» **DATA SUPPLIED**:
= = = = = = =
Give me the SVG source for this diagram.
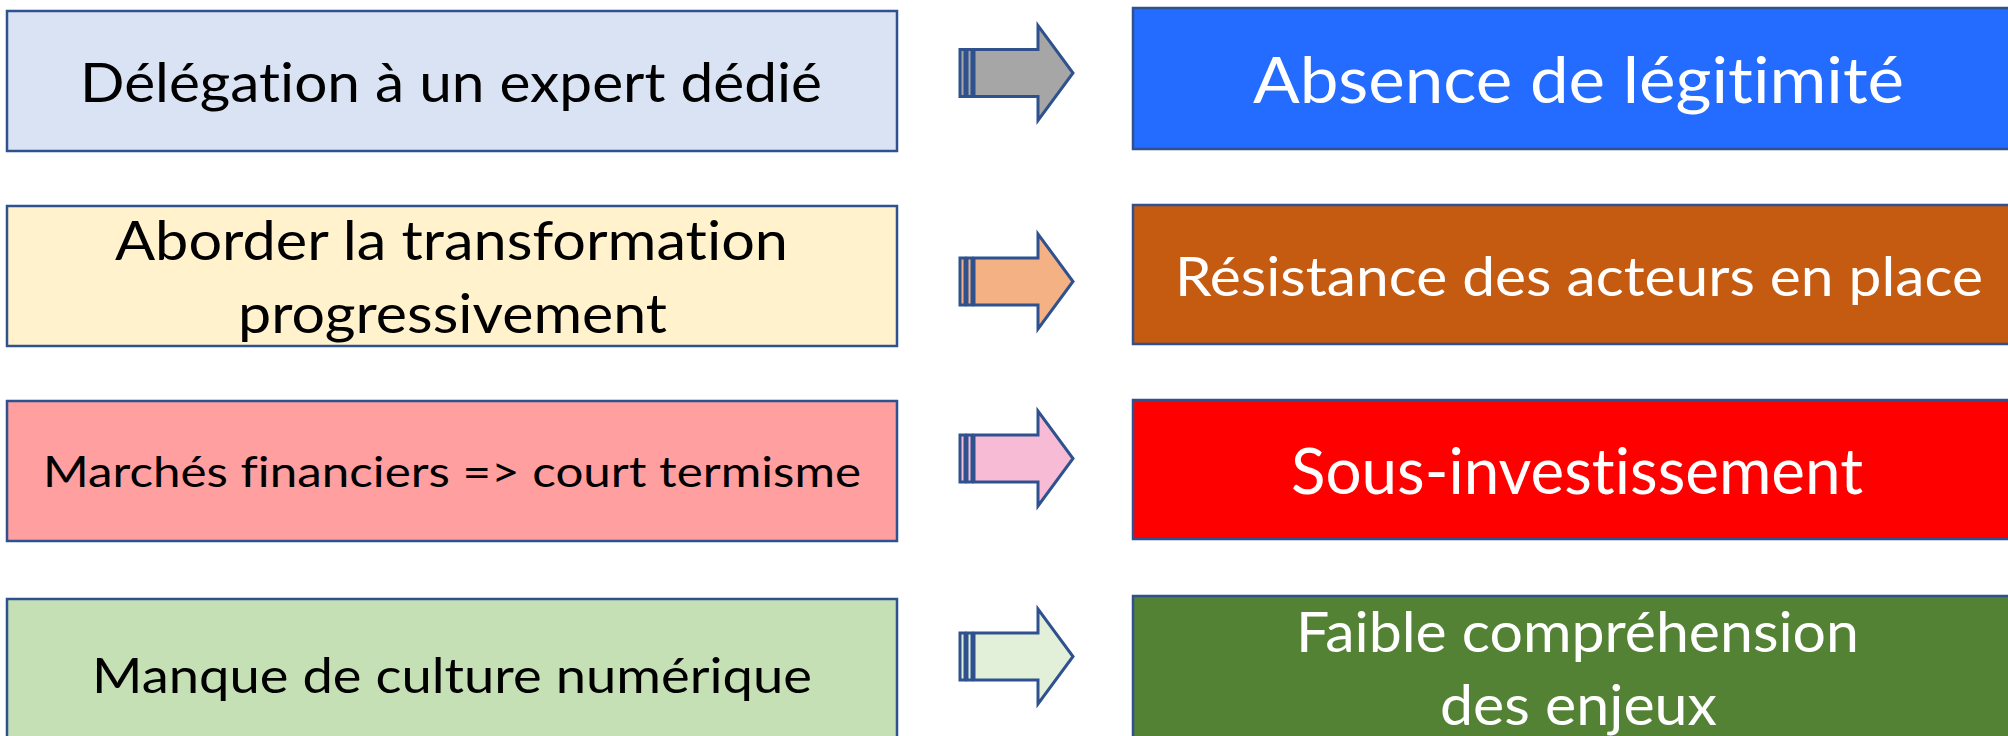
<svg xmlns="http://www.w3.org/2000/svg" xmlns:xlink="http://www.w3.org/1999/xlink" width="2008" height="736" viewBox="0 0 2008 736">
<style>
.box{stroke:#2F528F;stroke-width:2.5}
.arr{stroke:#2F528F;stroke-width:3;stroke-linejoin:miter}
.t{font-family:Lato,"Open Sans","Liberation Sans",sans-serif;text-anchor:middle;font-variant-ligatures:none;font-feature-settings:"liga" 0,"clig" 0,"dlig" 0}
.dark{fill:#000000}
.light{fill:#FFFFFF}
</style>
<defs>
<g id="striped-arrow">
<rect x="960" y="-23.5" width="5" height="47"/>
<rect x="967" y="-23.5" width="5" height="47"/>
<path d="M974,-23.5 H1038 V-47.5 L1073,0 L1038,47.5 V23.5 H974 Z"/>
</g>
</defs>
<rect width="2008" height="736" fill="#FFFFFF"/>

<g id="left1">
<rect class="box" x="7" y="11" width="890" height="140" fill="#DAE3F3"/>
<text class="t dark" x="451" y="102" font-size="54" textLength="742" lengthAdjust="spacingAndGlyphs">Délégation à un expert dédié</text>
</g>
<g id="left2">
<rect class="box" x="7" y="206" width="890" height="140" fill="#FFF2CC"/>
<text class="t dark" x="451.5" y="260" font-size="54" textLength="673" lengthAdjust="spacingAndGlyphs">Aborder la transformation</text>
<text class="t dark" x="452.5" y="333" font-size="54" textLength="429" lengthAdjust="spacingAndGlyphs">progressivement</text>
</g>
<g id="left3">
<rect class="box" x="7" y="401" width="890" height="140" fill="#FF9F9F"/>
<text class="t dark" x="452" y="487" font-size="42" textLength="818" lengthAdjust="spacingAndGlyphs">Marchés financiers =&gt; court termisme</text>
</g>
<g id="left4">
<rect class="box" x="7" y="599" width="890" height="140" fill="#C5E0B4"/>
<text class="t dark" x="452" y="693" font-size="49" textLength="720" lengthAdjust="spacingAndGlyphs">Manque de culture numérique</text>
</g>

<g id="right1">
<rect class="box" x="1133" y="8" width="890" height="141" fill="#236CFF"/>
<text class="t light" x="1578.5" y="103" font-size="64" textLength="651" lengthAdjust="spacingAndGlyphs">Absence de légitimité</text>
</g>
<g id="right2">
<rect class="box" x="1133" y="205" width="890" height="139" fill="#C55A11"/>
<text class="t light" x="1579" y="296" font-size="54" textLength="808" lengthAdjust="spacingAndGlyphs">Résistance des acteurs en place</text>
</g>
<g id="right3">
<rect class="box" x="1133" y="400" width="890" height="139" fill="#FF0000"/>
<text class="t light" x="1577" y="494" font-size="64" textLength="572" lengthAdjust="spacingAndGlyphs">Sous-investissement</text>
</g>
<g id="right4">
<rect class="box" x="1133" y="596" width="890" height="145" fill="#548235"/>
<text class="t light" x="1577.5" y="652" font-size="56" textLength="563" lengthAdjust="spacingAndGlyphs">Faible compréhension</text>
<text class="t light" x="1578.5" y="725" font-size="56" textLength="277" lengthAdjust="spacingAndGlyphs">des enjeux</text>
</g>

<g id="connectors">
<use xlink:href="#striped-arrow" class="arr" fill="#A6A6A6" transform="translate(0,73)"/>
<use xlink:href="#striped-arrow" class="arr" fill="#F4B183" transform="translate(0,281.5)"/>
<use xlink:href="#striped-arrow" class="arr" fill="#F8BBD6" transform="translate(0,458.5)"/>
<use xlink:href="#striped-arrow" class="arr" fill="#E2F0D9" transform="translate(0,656.5)"/>
</g>
</svg>
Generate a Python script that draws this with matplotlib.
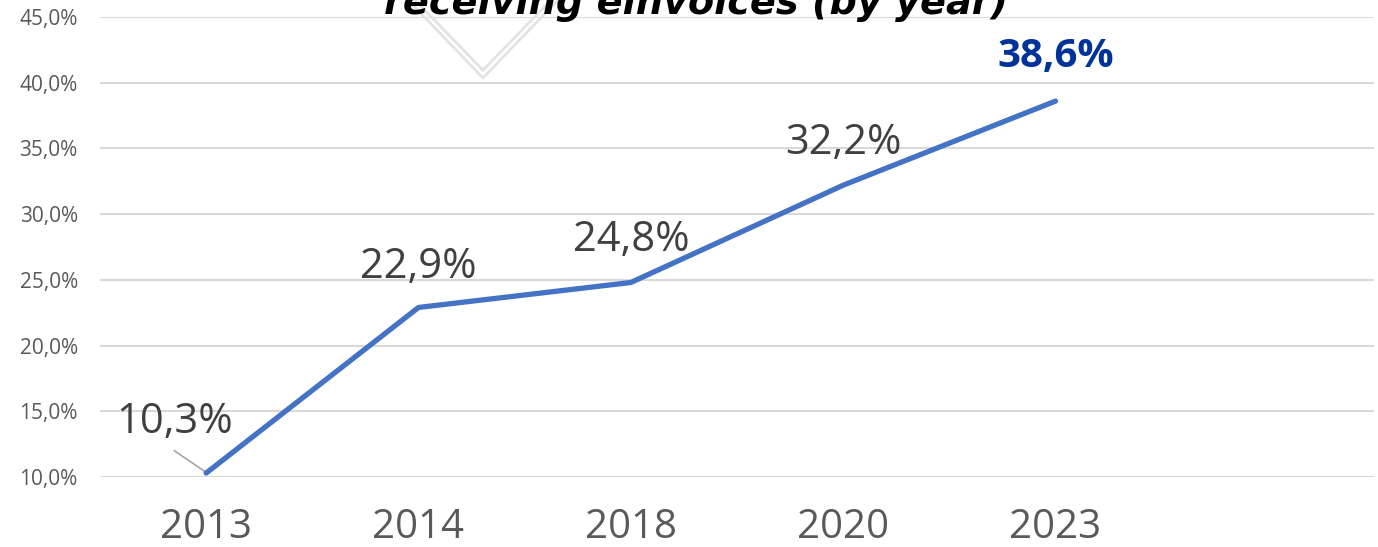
= = = = = = =
» **PROBLEM TO WORK ON**: A faithful copy of the records above is needed, with the pictures left out.

» **ANSWER TO THIS EXERCISE**:
Give me the SVG source for this diagram.
<svg xmlns="http://www.w3.org/2000/svg" xmlns:xlink="http://www.w3.org/1999/xlink" width="2008" height="736" viewBox="0 0 2008 736">
<style>
.box{stroke:#2F528F;stroke-width:2.5}
.arr{stroke:#2F528F;stroke-width:3;stroke-linejoin:miter}
.t{font-family:Lato,"Open Sans","Liberation Sans",sans-serif;text-anchor:middle;font-variant-ligatures:none;font-feature-settings:"liga" 0,"clig" 0,"dlig" 0}
.dark{fill:#000000}
.light{fill:#FFFFFF}
</style>
<defs>
<g id="striped-arrow">
<rect x="960" y="-23.5" width="5" height="47"/>
<rect x="967" y="-23.5" width="5" height="47"/>
<path d="M974,-23.5 H1038 V-47.5 L1073,0 L1038,47.5 V23.5 H974 Z"/>
</g>
</defs>
<rect width="2008" height="736" fill="#FFFFFF"/>

<g id="left1">
<rect class="box" x="7" y="11" width="890" height="140" fill="#DAE3F3"/>
<text class="t dark" x="451" y="102" font-size="54" textLength="742" lengthAdjust="spacingAndGlyphs">Délégation à un expert dédié</text>
</g>
<g id="left2">
<rect class="box" x="7" y="206" width="890" height="140" fill="#FFF2CC"/>
<text class="t dark" x="451.5" y="260" font-size="54" textLength="673" lengthAdjust="spacingAndGlyphs">Aborder la transformation</text>
<text class="t dark" x="452.5" y="333" font-size="54" textLength="429" lengthAdjust="spacingAndGlyphs">progressivement</text>
</g>
<g id="left3">
<rect class="box" x="7" y="401" width="890" height="140" fill="#FF9F9F"/>
<text class="t dark" x="452" y="487" font-size="42" textLength="818" lengthAdjust="spacingAndGlyphs">Marchés financiers =&gt; court termisme</text>
</g>
<g id="left4">
<rect class="box" x="7" y="599" width="890" height="140" fill="#C5E0B4"/>
<text class="t dark" x="452" y="693" font-size="49" textLength="720" lengthAdjust="spacingAndGlyphs">Manque de culture numérique</text>
</g>

<g id="right1">
<rect class="box" x="1133" y="8" width="890" height="141" fill="#236CFF"/>
<text class="t light" x="1578.5" y="103" font-size="64" textLength="651" lengthAdjust="spacingAndGlyphs">Absence de légitimité</text>
</g>
<g id="right2">
<rect class="box" x="1133" y="205" width="890" height="139" fill="#C55A11"/>
<text class="t light" x="1579" y="296" font-size="54" textLength="808" lengthAdjust="spacingAndGlyphs">Résistance des acteurs en place</text>
</g>
<g id="right3">
<rect class="box" x="1133" y="400" width="890" height="139" fill="#FF0000"/>
<text class="t light" x="1577" y="494" font-size="64" textLength="572" lengthAdjust="spacingAndGlyphs">Sous-investissement</text>
</g>
<g id="right4">
<rect class="box" x="1133" y="596" width="890" height="145" fill="#548235"/>
<text class="t light" x="1577.5" y="652" font-size="56" textLength="563" lengthAdjust="spacingAndGlyphs">Faible compréhension</text>
<text class="t light" x="1578.5" y="725" font-size="56" textLength="277" lengthAdjust="spacingAndGlyphs">des enjeux</text>
</g>

<g id="connectors">
<use xlink:href="#striped-arrow" class="arr" fill="#A6A6A6" transform="translate(0,73)"/>
<use xlink:href="#striped-arrow" class="arr" fill="#F4B183" transform="translate(0,281.5)"/>
<use xlink:href="#striped-arrow" class="arr" fill="#F8BBD6" transform="translate(0,458.5)"/>
<use xlink:href="#striped-arrow" class="arr" fill="#E2F0D9" transform="translate(0,656.5)"/>
</g>
</svg>
Generate a Python script that draws this with matplotlib.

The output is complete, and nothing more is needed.